- **The request**
Return each line of the data below verbatim; pictures are to be left out.

---------------

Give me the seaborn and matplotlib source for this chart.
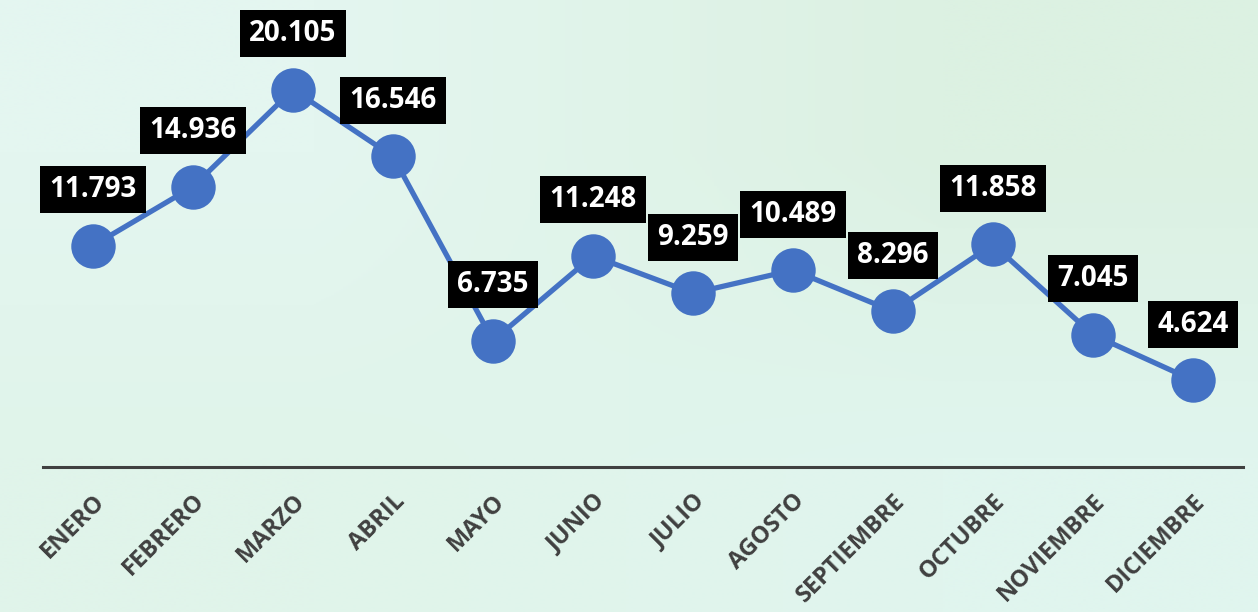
import numpy as np
import pandas as pd
import seaborn as sns
import matplotlib.pyplot as plt
from matplotlib.colors import to_rgb

meses = ["ENERO", "FEBRERO", "MARZO", "ABRIL", "MAYO", "JUNIO", "JULIO",
         "AGOSTO", "SEPTIEMBRE", "OCTUBRE", "NOVIEMBRE", "DICIEMBRE"]
valores = [11.793, 14.936, 20.105, 16.546, 6.735, 11.248, 9.259,
           10.489, 8.296, 11.858, 7.045, 4.624]
etiquetas = ["11.793", "14.936", "20.105", "16.546", "6.735", "11.248", "9.259",
             "10.489", "8.296", "11.858", "7.045", "4.624"]

df = pd.DataFrame({"mes": meses, "valor": valores})

sns.set_style("white")
plt.rcParams['font.family'] = ['Open Sans', 'DejaVu Sans']

fig = plt.figure(figsize=(12.58, 6.12), dpi=100)

# background gradient
bg = fig.add_axes([0, 0, 1, 1], zorder=-10)
corners = np.array([[to_rgb("#e4f6f0"), to_rgb("#dcf1e2")],
                    [to_rgb("#e0f4ea"), to_rgb("#e0f5ee")]])
bg.imshow(corners, aspect="auto", interpolation="bilinear", extent=[0, 1, 0, 1])
bg.axis("off")

ax = fig.add_axes([43 / 1258, 145 / 612, 1200 / 1258, 467 / 612])
ax.patch.set_alpha(0)

sns.lineplot(data=df, x="mes", y="valor", ax=ax, color="#4472C4", linewidth=3.8,
             marker="o", markersize=32, markeredgewidth=0, sort=False)

for i, (v, t) in enumerate(zip(valores, etiquetas)):
    ax.annotate(t, (i, v), xytext=(0, 56), textcoords="offset pixels",
                ha="center", va="center", color="white", fontsize=20,
                fontweight="bold", zorder=5,
                bbox=dict(boxstyle="square,pad=0.32", fc="black", ec="none"))

ax.set_xlim(-0.5, 11.5)
ax.set_ylim(0, 467 / 18.77)
ax.set_xlabel("")
ax.set_ylabel("")
ax.set_yticks([])
for s in ["top", "right", "left"]:
    ax.spines[s].set_visible(False)
ax.spines["bottom"].set_color("#404040")
ax.spines["bottom"].set_linewidth(2.2)
ax.tick_params(axis="x", length=0, pad=16)
plt.setp(ax.get_xticklabels(), rotation=45, ha="right", rotation_mode="anchor",
         fontsize=17, fontweight="bold", color="#404040")

fig.savefig("out.png", dpi=100)
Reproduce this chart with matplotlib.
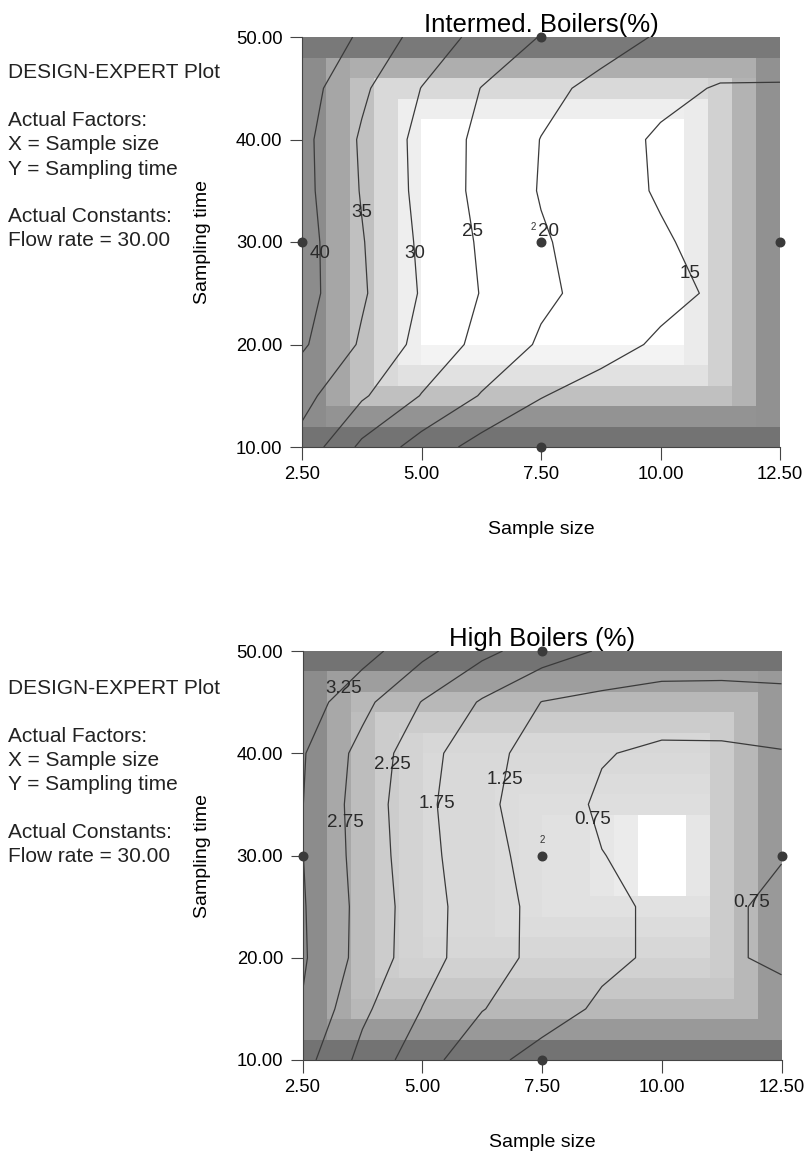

---------------

- **Right answer**
Give me the seaborn and matplotlib source for this chart.
import numpy as np
import pandas as pd
import seaborn as sns
import matplotlib.pyplot as plt
from matplotlib.colors import to_rgb

meses = ["ENERO", "FEBRERO", "MARZO", "ABRIL", "MAYO", "JUNIO", "JULIO",
         "AGOSTO", "SEPTIEMBRE", "OCTUBRE", "NOVIEMBRE", "DICIEMBRE"]
valores = [11.793, 14.936, 20.105, 16.546, 6.735, 11.248, 9.259,
           10.489, 8.296, 11.858, 7.045, 4.624]
etiquetas = ["11.793", "14.936", "20.105", "16.546", "6.735", "11.248", "9.259",
             "10.489", "8.296", "11.858", "7.045", "4.624"]

df = pd.DataFrame({"mes": meses, "valor": valores})

sns.set_style("white")
plt.rcParams['font.family'] = ['Open Sans', 'DejaVu Sans']

fig = plt.figure(figsize=(12.58, 6.12), dpi=100)

# background gradient
bg = fig.add_axes([0, 0, 1, 1], zorder=-10)
corners = np.array([[to_rgb("#e4f6f0"), to_rgb("#dcf1e2")],
                    [to_rgb("#e0f4ea"), to_rgb("#e0f5ee")]])
bg.imshow(corners, aspect="auto", interpolation="bilinear", extent=[0, 1, 0, 1])
bg.axis("off")

ax = fig.add_axes([43 / 1258, 145 / 612, 1200 / 1258, 467 / 612])
ax.patch.set_alpha(0)

sns.lineplot(data=df, x="mes", y="valor", ax=ax, color="#4472C4", linewidth=3.8,
             marker="o", markersize=32, markeredgewidth=0, sort=False)

for i, (v, t) in enumerate(zip(valores, etiquetas)):
    ax.annotate(t, (i, v), xytext=(0, 56), textcoords="offset pixels",
                ha="center", va="center", color="white", fontsize=20,
                fontweight="bold", zorder=5,
                bbox=dict(boxstyle="square,pad=0.32", fc="black", ec="none"))

ax.set_xlim(-0.5, 11.5)
ax.set_ylim(0, 467 / 18.77)
ax.set_xlabel("")
ax.set_ylabel("")
ax.set_yticks([])
for s in ["top", "right", "left"]:
    ax.spines[s].set_visible(False)
ax.spines["bottom"].set_color("#404040")
ax.spines["bottom"].set_linewidth(2.2)
ax.tick_params(axis="x", length=0, pad=16)
plt.setp(ax.get_xticklabels(), rotation=45, ha="right", rotation_mode="anchor",
         fontsize=17, fontweight="bold", color="#404040")

fig.savefig("out.png", dpi=100)
Reproduce this chart with matplotlib.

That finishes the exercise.